There are three forms of unethical behavior:
The manager has never taken any pains to discover ethics. Consequently, he must not be surprised if the media report his lack of ethics. However, he is very much surprised because, due to his ignorance, he does not understand what the media are talking about.
Ignorantia crassa et surpina:
The conscious choice to act unethically. Here, the manager probably has only one motive: How can I camouflage my unethical behavior? He will only admit what is already known and try to hide everything else. Best example: The Döring affair in Stuttgart. (Translator’s comment: if I remember correctly, in 2004, Döring, a right-wing CDU-politician in a speech described a dead colleague as having been opposed to Hitler, when the reverse was true).
Overcoming one’s ignorance connotes with negative sentiments. Dealing with the media is a pain in the neck, especially after misdeeds.
What matters is how a manager understands his or her responsibility. Here Hans Jonas did pioneer work with his book “Das Prinzip Verantwortung” (The Responsibility Principle). To deal responsibly with media, you must ask your conscience what you should say to them. Unfortunately, many managers have lost their ethical conscience. Ethical conscience is replaced by the normative power of facts. They do what they have to do. Since the conscience receives less and less queries, its importance when dealing with media dwindles.

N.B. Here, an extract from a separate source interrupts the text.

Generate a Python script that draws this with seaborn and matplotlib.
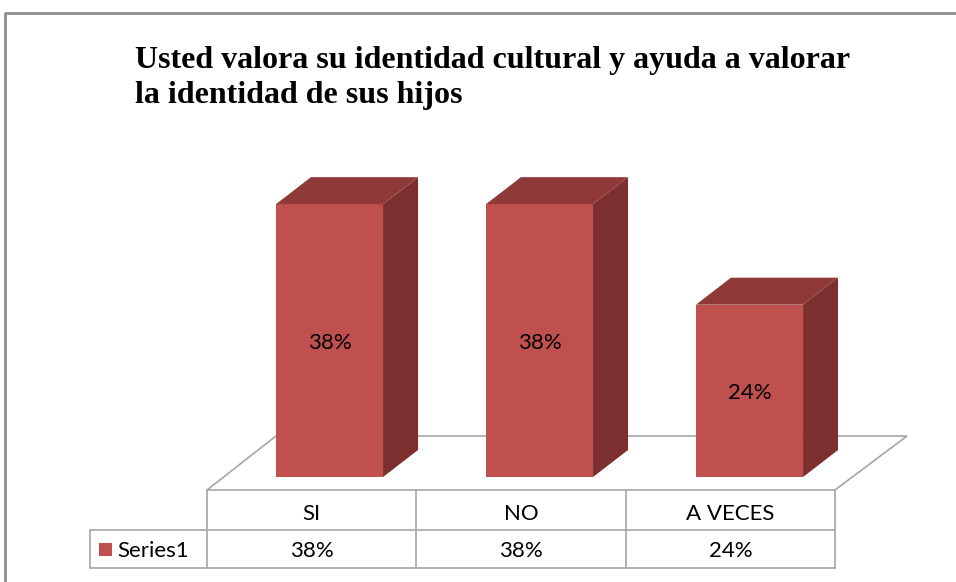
import numpy as np
import pandas as pd
import matplotlib.pyplot as plt
import seaborn as sns
from matplotlib.patches import Polygon

# data
categorias = ['SI', 'NO', 'A VECES']
valores = [38, 38, 24]
serie = 'Series1'
titulo = 'Usted valora su identidad cultural y ayuda a valorar\nla identidad de sus hijos'

sns.set_theme(style='white')
plt.rcParams['font.family'] = ['Lato', 'DejaVu Sans']
plt.rcParams['text.color'] = 'black'

W, H = 956, 582
frente = '#C0504D'
lado = '#7B2F2E'
tapa = '#8F3A39'
gris = '#A6A6A6'

fig = plt.figure(figsize=(W / 100, H / 100), dpi=100)
ax = fig.add_axes([0, 0, 1, 1])

df = pd.DataFrame({'cat': categorias, 'val': valores})
sns.barplot(data=df, x='cat', y='val', color=frente, width=0.51,
            saturation=1, linewidth=0, ax=ax, zorder=2)

# escala: categoria 0 en px 329.5, 210 px por categoria; valor 0 en px 477, 7.18 px por %
ax.set_xlim((0 - 329.5) / 210, (W - 329.5) / 210)
ax.set_ylim(-(H - 477) / 7.18, 477 / 7.18)
ax.axis('off')

def fpx(x, y):
    return (x / W, 1 - y / H)

# piso
piso = Polygon([fpx(207, 490), fpx(835, 490), fpx(907, 436), fpx(276, 436)],
               closed=True, facecolor='white', edgecolor=gris, lw=1.2,
               transform=fig.transFigure, zorder=0)
ax.add_patch(piso)

# caras 3D de cada barra
dx = 35 / 210
dy = 27 / 7.18
for p, v in zip(list(ax.patches)[:len(valores)], valores):
    p.set_edgecolor('none')
    x0, w, h = p.get_x(), p.get_width(), p.get_height()
    ax.add_patch(Polygon([(x0 + w, 0), (x0 + w + dx, dy), (x0 + w + dx, h + dy), (x0 + w, h)],
                         facecolor=lado, edgecolor='none', zorder=2))
    ax.add_patch(Polygon([(x0, h), (x0 + w, h), (x0 + w + dx, h + dy), (x0 + dx, h + dy)],
                         facecolor=tapa, edgecolor='none', zorder=2))
    ax.text(x0 + w / 2, h / 2 - 0.3, f'{v}%', ha='center', va='center',
            fontsize=16, color='black', zorder=3)

# tabla de datos
def linea(xs, ys):
    ax.plot([x / W for x in xs], [1 - y / H for y in ys], color=gris, lw=1.2,
            transform=fig.transFigure, clip_on=False, zorder=1)

cols = [207, 416, 626, 835]
for c in cols:
    linea([c, c], [490, 568])
linea([207, 835], [530, 530])
linea([90, 835], [568, 568])
linea([90, 207], [530, 530])
linea([90, 90], [530, 568])

for i, (c, v) in enumerate(zip(categorias, valores)):
    xc = (cols[i] + cols[i + 1]) / 2
    ax.text(*fpx(xc, 514), c, transform=fig.transFigure, ha='center', va='center', fontsize=16)
    ax.text(*fpx(xc, 551), f'{v}%', transform=fig.transFigure, ha='center', va='center', fontsize=16)

ax.add_patch(plt.Rectangle(fpx(99, 556), 13 / W, 13 / H, facecolor=frente,
                           edgecolor='none', transform=fig.transFigure, clip_on=False))
ax.text(*fpx(117, 551), serie, transform=fig.transFigure, ha='left', va='center', fontsize=16)

# borde del grafico
ax.plot([5 / W, 5 / W, 1], [0, 1 - 13 / H, 1 - 13 / H], color='#8C8C8C', lw=2,
        transform=fig.transFigure, clip_on=False)

fig.text(135 / W, 1 - 68 / H, titulo.split('\n')[0], ha='left', va='baseline', fontsize=23,
         fontweight='bold', family='Liberation Serif', color='black')
fig.text(135 / W, 1 - 103 / H, titulo.split('\n')[1], ha='left', va='baseline', fontsize=23,
         fontweight='bold', family='Liberation Serif', color='black')

fig.savefig('out.png', dpi=100)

The prerequisites for ethical behavior towards the media.
Which requirements must be met if you want to deal with the media in an ethically responsible way? The company itself must become a place where ethics are an issue. As soon as that is achieved, the manager will have to ask himself about the attitude and awareness with which to meet the media.
The requirements within the company:
The recruitment policy should be consistent with the company policy.
The directors should have a recognizable exemplary function.
The company values should be realistic.
The border morals should be consistent with the company culture.
The recruitment policy should not counteract human dignity.
There should be a formal, non-material, system of values.
Border morals concern the relation between the moral efforts a company makes and its possible public reward or punishment. Generally, moral behavior is rewarded. A customer buys rather from a clean company than from a dirty one.
What a manager must do when dealing with media.
He should be trustworthy, competent and honest.
He should be prepared to accept responsibility.
He should have a personality with internalized values and identify with them.
He should have primary virtues.
His orientation in life should be an ethically responsible one.
He should not limit himself to admitting what is already known.
He should evaluate what has happened from a realistic perspective.
He should not consider the media his enemies.
If you want to treat the media in an ethically responsible way, you should always keep in mind that you might easily be hit by a conformity mechanism. In modern opinion research, it is called “loop of silence”. This mechanism is well-documented and describes the isolation with which every manager is punished by the public as soon as he voices an opinion that is not popular. At the same time, every manager should be aware of his own hidden fear of isolation.
This fear of isolation constantly motivates him to keep informed about which opinions and what behavior is generally accepted and how they increase or decrease in the public scale of acceptability. But it is the ability to live even with this loneliness that makes some managers strong and capable. If you do not fear isolation or know you can always retreat into a circle of like-minded people, you can publicly declare what you think without having to suffer.